Wednesday, October 30, 2013

a baby shower devotional

I always told myself that one of these days I would use this photo blog to capture a moment beyond my sweet baby William... and it looks like today is the day.  Although, I thought it would be pictures of Steven's business or an anniversary celebration or something besides a video of just ME (how narcissistic can I be?!?!)... but alas, here we are.

Our Thai teacher, Khru Som, is going to have her first baby at the beginning of December.  So, we decided it would be fun to throw her a baby shower with all of her previous students.  Since this isn't a typical thing you do in Thailand, we were excited to introduce her to this fun American tradition.  Gifts, food, games and friends... what more could you want? :)  But as I started thinking through the party, God kept putting it on my heart to share a little devotional with her.  In Thai.  (What?!?! No, God. No way... that would be so embarrassing.)  But the more I told myself "no way", the more I felt convicted that this is what He was asking me to do.  Having just transitioned into motherhood myself, I sensed that God was asking me to share what I've learned through the process. 

So, even though I still felt completely ridiculous doing this in Thai among my peers (those are always the hardest people to speak in front of), I determined in my heart and mind that I was going to honor God and Khru Som with this devotional...however messy it turned out.

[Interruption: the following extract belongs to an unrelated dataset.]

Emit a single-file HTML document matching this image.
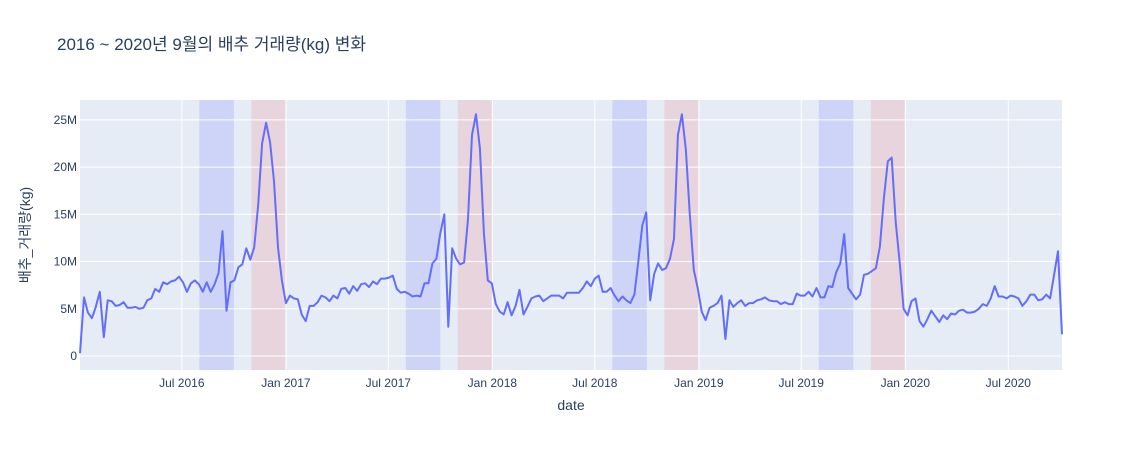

And you know what? I actually don't remember what I said that night or how I even said it.  It was kind of a blur.  All I know is that I felt God's presence with me along with an overwhelming sense of gratefulness for the work He has done in both Steven and I since coming to Thailand.  It's been quite the journey.  And He has been faithful.

So, here's the short devotional.  Khru Wan, Khru Som's mom, asked that I record it for her.  Apparently it blessed her heart and she wanted to be able to share it with other family and friends.  I felt foolish recording it (and now for posting it), but I wanted this in our "Sauder Snapshots" to serve as a reminder.  A reminder of how far we've come (and how far we still have left to go), but also of how good God has been to us.  What a gift He has given us in allowing us to be here, learning a different language and culture, sharing our lives with such beautiful people.  I'm humbled to be a part of something so miraculous.  Thanks for choosing us, God.  And thanks for choosing incapable, screwed up people like us to manifest your glory.


English translation:
I had this idea of sharing just a short devotional with you tonight.  My hope is that you would remember this long after you've had your baby... In America, when you're at a baby shower, everyone talks about their birth story or what it's like trying to raise a child.  But, I just want to take this opportunity to share with you something that I think is much more important.

You already know this, but I just went through this experience not too long ago.  I knew that becoming a mom would be hard, but it was harder than I expected.  For the last twenty some years, I have only had to take care of myself.  If I wanted to sleep, I could sleep.  If I wanted to go out, I could go out.  But having a baby changed everything.  In one day, I was suddenly responsible for another life.  And unfortunately, you are going to sleep a lot less than you did before and you won't feel like yourself.  Sometimes, in the beginning, you'll feel like a crazy person.

BUT... (and praise God there's a BUT!)

But, all your sacrifices will be worth it because of how much you love your child.  You will learn and experience a love that is so incredibly deep.  Every mom here understands this.  It's a hard thing to understand before you become a mom, but when you first see your child's face and hold him in your arms you will experience this incredible love.  This love is a whole new kind of love.

And it doesn't stem from anything that he will do.  Because in the beginning all he'll do is eat, sleep, poop and cry.  But you will love him because he is your son.  He doesn't need to do anything to earn your love.  We love our children because they are ours.

We are really excited for you to experience this kind of love.  But more so, once you understand a mother's love, you will better understand the love of God.  In John 3:16 it says, "For God so loved the world, that He gave His one and only Son.  That whoever believes in Him, shall not perish but have everlasting life."  This verse means that just like you will love your son, God loved His Son, Jesus.  But because God also loved us, God allowed His Son to suffer and die on the cross for us.  God did this because our sin had separated from God.  Because God is holy, He could not be in relationship with something unclean.  Just like water and oil... they cannot mix.  BUT... Jesus was the only person without sin.  And therefore, Jesus died to take the punishment for us.  Now we can have a restored relationship with God because Jesus took our sin and paid the price for us all.  This is the greatest love of all.

So, every time you see look at the face of your child, I wanted you to be reminded of two things:
1) God loves you so very much.  God sacrificed His Son so that you could have a relationship with Him.
2) God loves you like He loves His own Son.  If you believe in God, you are His child.  Just like you love your son, you don't have to do anything to earn God's love.  God loves you simply because you are His.

Khru Som, this example is a small picture of God's great love for you.  We are so excited for you to not only experience what it's like to love your child, but also what it's like to feel so loved by God.